Stated exercise - Reproduce every line of the material below, but drop the pictures.

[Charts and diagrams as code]
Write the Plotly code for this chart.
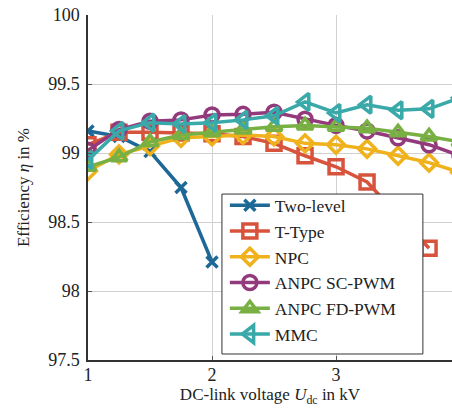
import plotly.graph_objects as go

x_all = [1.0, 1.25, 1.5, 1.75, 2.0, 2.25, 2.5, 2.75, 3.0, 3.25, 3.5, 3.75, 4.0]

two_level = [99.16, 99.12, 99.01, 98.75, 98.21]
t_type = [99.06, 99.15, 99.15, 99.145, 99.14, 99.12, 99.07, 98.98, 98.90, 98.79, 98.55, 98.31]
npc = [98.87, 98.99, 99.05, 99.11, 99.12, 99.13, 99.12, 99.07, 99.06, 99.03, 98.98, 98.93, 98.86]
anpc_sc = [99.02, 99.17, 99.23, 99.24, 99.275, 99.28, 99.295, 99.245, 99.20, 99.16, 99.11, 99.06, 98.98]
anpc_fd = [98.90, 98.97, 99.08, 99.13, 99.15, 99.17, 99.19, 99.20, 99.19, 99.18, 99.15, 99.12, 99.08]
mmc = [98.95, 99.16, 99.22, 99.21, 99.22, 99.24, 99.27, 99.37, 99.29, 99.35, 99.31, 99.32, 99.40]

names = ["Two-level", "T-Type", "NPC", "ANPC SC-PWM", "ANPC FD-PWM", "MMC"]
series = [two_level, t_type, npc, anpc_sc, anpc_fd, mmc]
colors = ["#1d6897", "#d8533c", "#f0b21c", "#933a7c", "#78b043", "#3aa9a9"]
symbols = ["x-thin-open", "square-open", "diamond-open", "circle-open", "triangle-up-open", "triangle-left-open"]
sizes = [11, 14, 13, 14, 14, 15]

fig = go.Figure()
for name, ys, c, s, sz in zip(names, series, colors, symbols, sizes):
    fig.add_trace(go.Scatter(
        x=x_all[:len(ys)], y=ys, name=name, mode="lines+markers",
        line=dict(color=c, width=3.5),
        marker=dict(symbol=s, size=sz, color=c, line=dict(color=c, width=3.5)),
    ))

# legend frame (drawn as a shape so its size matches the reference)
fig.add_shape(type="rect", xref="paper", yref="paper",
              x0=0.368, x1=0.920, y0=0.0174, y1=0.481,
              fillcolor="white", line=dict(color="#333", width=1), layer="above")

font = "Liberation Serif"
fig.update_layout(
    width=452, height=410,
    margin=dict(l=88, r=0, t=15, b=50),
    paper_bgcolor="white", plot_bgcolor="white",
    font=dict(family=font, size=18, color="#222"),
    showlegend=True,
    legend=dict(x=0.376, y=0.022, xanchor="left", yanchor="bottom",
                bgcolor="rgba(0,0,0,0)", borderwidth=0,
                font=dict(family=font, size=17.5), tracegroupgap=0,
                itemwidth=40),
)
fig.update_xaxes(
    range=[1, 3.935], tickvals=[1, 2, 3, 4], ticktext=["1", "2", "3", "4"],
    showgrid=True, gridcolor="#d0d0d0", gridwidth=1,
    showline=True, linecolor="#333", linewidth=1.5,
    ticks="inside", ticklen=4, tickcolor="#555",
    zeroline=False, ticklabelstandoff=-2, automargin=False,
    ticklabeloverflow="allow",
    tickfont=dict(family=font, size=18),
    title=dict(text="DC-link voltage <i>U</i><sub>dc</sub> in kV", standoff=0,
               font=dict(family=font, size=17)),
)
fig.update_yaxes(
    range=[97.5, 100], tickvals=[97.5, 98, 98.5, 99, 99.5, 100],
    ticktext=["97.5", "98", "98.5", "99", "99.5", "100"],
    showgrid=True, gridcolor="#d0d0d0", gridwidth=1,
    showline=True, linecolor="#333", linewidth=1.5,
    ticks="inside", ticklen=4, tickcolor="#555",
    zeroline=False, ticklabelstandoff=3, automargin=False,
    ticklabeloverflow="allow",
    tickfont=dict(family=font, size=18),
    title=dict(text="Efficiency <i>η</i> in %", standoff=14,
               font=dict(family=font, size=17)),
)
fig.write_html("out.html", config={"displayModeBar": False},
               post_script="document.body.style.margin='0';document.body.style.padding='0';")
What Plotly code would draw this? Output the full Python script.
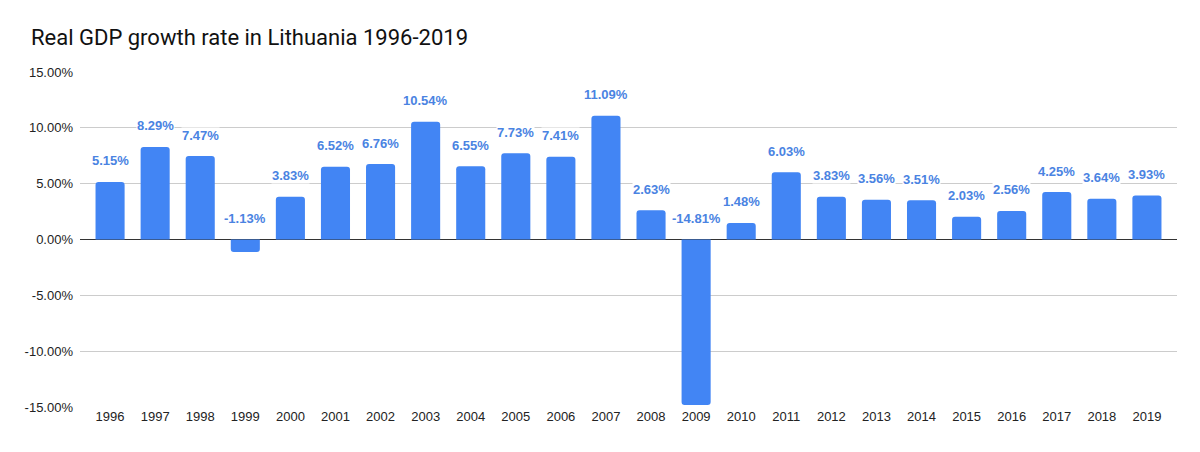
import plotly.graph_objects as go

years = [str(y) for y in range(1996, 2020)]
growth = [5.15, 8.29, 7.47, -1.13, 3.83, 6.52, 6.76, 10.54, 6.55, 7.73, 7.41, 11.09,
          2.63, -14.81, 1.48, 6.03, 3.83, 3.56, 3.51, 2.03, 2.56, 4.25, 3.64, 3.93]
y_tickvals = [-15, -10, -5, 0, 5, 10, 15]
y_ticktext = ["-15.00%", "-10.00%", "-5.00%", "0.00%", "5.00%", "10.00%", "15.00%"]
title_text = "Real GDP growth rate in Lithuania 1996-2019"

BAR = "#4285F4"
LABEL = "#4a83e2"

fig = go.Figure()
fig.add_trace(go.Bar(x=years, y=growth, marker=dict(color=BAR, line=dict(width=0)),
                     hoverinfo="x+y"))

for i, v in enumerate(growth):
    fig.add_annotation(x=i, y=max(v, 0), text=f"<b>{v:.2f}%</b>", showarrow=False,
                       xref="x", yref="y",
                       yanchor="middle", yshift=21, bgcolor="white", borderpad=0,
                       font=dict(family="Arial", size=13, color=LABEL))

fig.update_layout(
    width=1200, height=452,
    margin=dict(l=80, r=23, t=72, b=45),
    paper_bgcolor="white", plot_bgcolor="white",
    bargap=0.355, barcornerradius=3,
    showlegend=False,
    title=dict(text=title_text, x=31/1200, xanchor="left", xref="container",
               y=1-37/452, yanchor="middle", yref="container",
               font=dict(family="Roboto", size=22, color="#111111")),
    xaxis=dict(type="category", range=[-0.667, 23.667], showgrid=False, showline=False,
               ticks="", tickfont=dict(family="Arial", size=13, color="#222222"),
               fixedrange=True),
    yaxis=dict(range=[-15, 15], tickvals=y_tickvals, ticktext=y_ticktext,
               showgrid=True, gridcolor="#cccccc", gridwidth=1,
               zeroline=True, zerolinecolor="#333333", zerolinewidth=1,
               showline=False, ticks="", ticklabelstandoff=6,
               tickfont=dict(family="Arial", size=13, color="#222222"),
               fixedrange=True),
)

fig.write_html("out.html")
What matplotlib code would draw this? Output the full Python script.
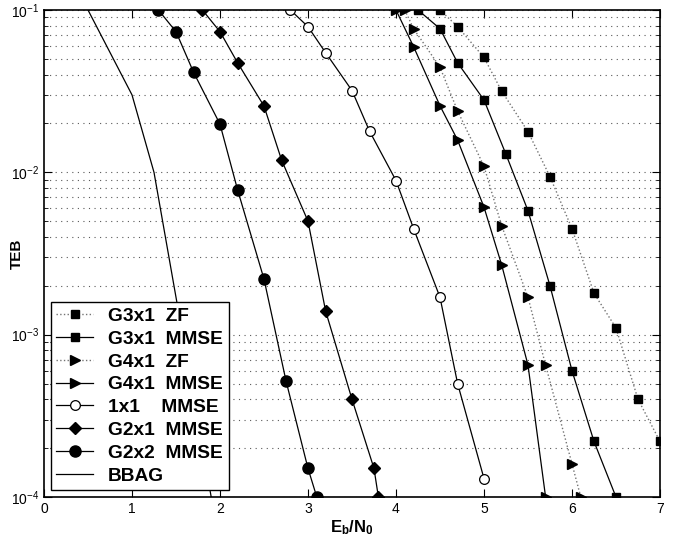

Answer -
Write the Plotly code for this chart.
import plotly.graph_objects as go

x_all = [1.0, 1.25, 1.5, 1.75, 2.0, 2.25, 2.5, 2.75, 3.0, 3.25, 3.5, 3.75, 4.0]

two_level = [99.16, 99.12, 99.01, 98.75, 98.21]
t_type = [99.06, 99.15, 99.15, 99.145, 99.14, 99.12, 99.07, 98.98, 98.90, 98.79, 98.55, 98.31]
npc = [98.87, 98.99, 99.05, 99.11, 99.12, 99.13, 99.12, 99.07, 99.06, 99.03, 98.98, 98.93, 98.86]
anpc_sc = [99.02, 99.17, 99.23, 99.24, 99.275, 99.28, 99.295, 99.245, 99.20, 99.16, 99.11, 99.06, 98.98]
anpc_fd = [98.90, 98.97, 99.08, 99.13, 99.15, 99.17, 99.19, 99.20, 99.19, 99.18, 99.15, 99.12, 99.08]
mmc = [98.95, 99.16, 99.22, 99.21, 99.22, 99.24, 99.27, 99.37, 99.29, 99.35, 99.31, 99.32, 99.40]

names = ["Two-level", "T-Type", "NPC", "ANPC SC-PWM", "ANPC FD-PWM", "MMC"]
series = [two_level, t_type, npc, anpc_sc, anpc_fd, mmc]
colors = ["#1d6897", "#d8533c", "#f0b21c", "#933a7c", "#78b043", "#3aa9a9"]
symbols = ["x-thin-open", "square-open", "diamond-open", "circle-open", "triangle-up-open", "triangle-left-open"]
sizes = [11, 14, 13, 14, 14, 15]

fig = go.Figure()
for name, ys, c, s, sz in zip(names, series, colors, symbols, sizes):
    fig.add_trace(go.Scatter(
        x=x_all[:len(ys)], y=ys, name=name, mode="lines+markers",
        line=dict(color=c, width=3.5),
        marker=dict(symbol=s, size=sz, color=c, line=dict(color=c, width=3.5)),
    ))

# legend frame (drawn as a shape so its size matches the reference)
fig.add_shape(type="rect", xref="paper", yref="paper",
              x0=0.368, x1=0.920, y0=0.0174, y1=0.481,
              fillcolor="white", line=dict(color="#333", width=1), layer="above")

font = "Liberation Serif"
fig.update_layout(
    width=452, height=410,
    margin=dict(l=88, r=0, t=15, b=50),
    paper_bgcolor="white", plot_bgcolor="white",
    font=dict(family=font, size=18, color="#222"),
    showlegend=True,
    legend=dict(x=0.376, y=0.022, xanchor="left", yanchor="bottom",
                bgcolor="rgba(0,0,0,0)", borderwidth=0,
                font=dict(family=font, size=17.5), tracegroupgap=0,
                itemwidth=40),
)
fig.update_xaxes(
    range=[1, 3.935], tickvals=[1, 2, 3, 4], ticktext=["1", "2", "3", "4"],
    showgrid=True, gridcolor="#d0d0d0", gridwidth=1,
    showline=True, linecolor="#333", linewidth=1.5,
    ticks="inside", ticklen=4, tickcolor="#555",
    zeroline=False, ticklabelstandoff=-2, automargin=False,
    ticklabeloverflow="allow",
    tickfont=dict(family=font, size=18),
    title=dict(text="DC-link voltage <i>U</i><sub>dc</sub> in kV", standoff=0,
               font=dict(family=font, size=17)),
)
fig.update_yaxes(
    range=[97.5, 100], tickvals=[97.5, 98, 98.5, 99, 99.5, 100],
    ticktext=["97.5", "98", "98.5", "99", "99.5", "100"],
    showgrid=True, gridcolor="#d0d0d0", gridwidth=1,
    showline=True, linecolor="#333", linewidth=1.5,
    ticks="inside", ticklen=4, tickcolor="#555",
    zeroline=False, ticklabelstandoff=3, automargin=False,
    ticklabeloverflow="allow",
    tickfont=dict(family=font, size=18),
    title=dict(text="Efficiency <i>η</i> in %", standoff=14,
               font=dict(family=font, size=17)),
)
fig.write_html("out.html", config={"displayModeBar": False},
               post_script="document.body.style.margin='0';document.body.style.padding='0';")
What Plotly code would draw this? Output the full Python script.
import plotly.graph_objects as go

years = [str(y) for y in range(1996, 2020)]
growth = [5.15, 8.29, 7.47, -1.13, 3.83, 6.52, 6.76, 10.54, 6.55, 7.73, 7.41, 11.09,
          2.63, -14.81, 1.48, 6.03, 3.83, 3.56, 3.51, 2.03, 2.56, 4.25, 3.64, 3.93]
y_tickvals = [-15, -10, -5, 0, 5, 10, 15]
y_ticktext = ["-15.00%", "-10.00%", "-5.00%", "0.00%", "5.00%", "10.00%", "15.00%"]
title_text = "Real GDP growth rate in Lithuania 1996-2019"

BAR = "#4285F4"
LABEL = "#4a83e2"

fig = go.Figure()
fig.add_trace(go.Bar(x=years, y=growth, marker=dict(color=BAR, line=dict(width=0)),
                     hoverinfo="x+y"))

for i, v in enumerate(growth):
    fig.add_annotation(x=i, y=max(v, 0), text=f"<b>{v:.2f}%</b>", showarrow=False,
                       xref="x", yref="y",
                       yanchor="middle", yshift=21, bgcolor="white", borderpad=0,
                       font=dict(family="Arial", size=13, color=LABEL))

fig.update_layout(
    width=1200, height=452,
    margin=dict(l=80, r=23, t=72, b=45),
    paper_bgcolor="white", plot_bgcolor="white",
    bargap=0.355, barcornerradius=3,
    showlegend=False,
    title=dict(text=title_text, x=31/1200, xanchor="left", xref="container",
               y=1-37/452, yanchor="middle", yref="container",
               font=dict(family="Roboto", size=22, color="#111111")),
    xaxis=dict(type="category", range=[-0.667, 23.667], showgrid=False, showline=False,
               ticks="", tickfont=dict(family="Arial", size=13, color="#222222"),
               fixedrange=True),
    yaxis=dict(range=[-15, 15], tickvals=y_tickvals, ticktext=y_ticktext,
               showgrid=True, gridcolor="#cccccc", gridwidth=1,
               zeroline=True, zerolinecolor="#333333", zerolinewidth=1,
               showline=False, ticks="", ticklabelstandoff=6,
               tickfont=dict(family="Arial", size=13, color="#222222"),
               fixedrange=True),
)

fig.write_html("out.html")
What matplotlib code would draw this? Output the full Python script.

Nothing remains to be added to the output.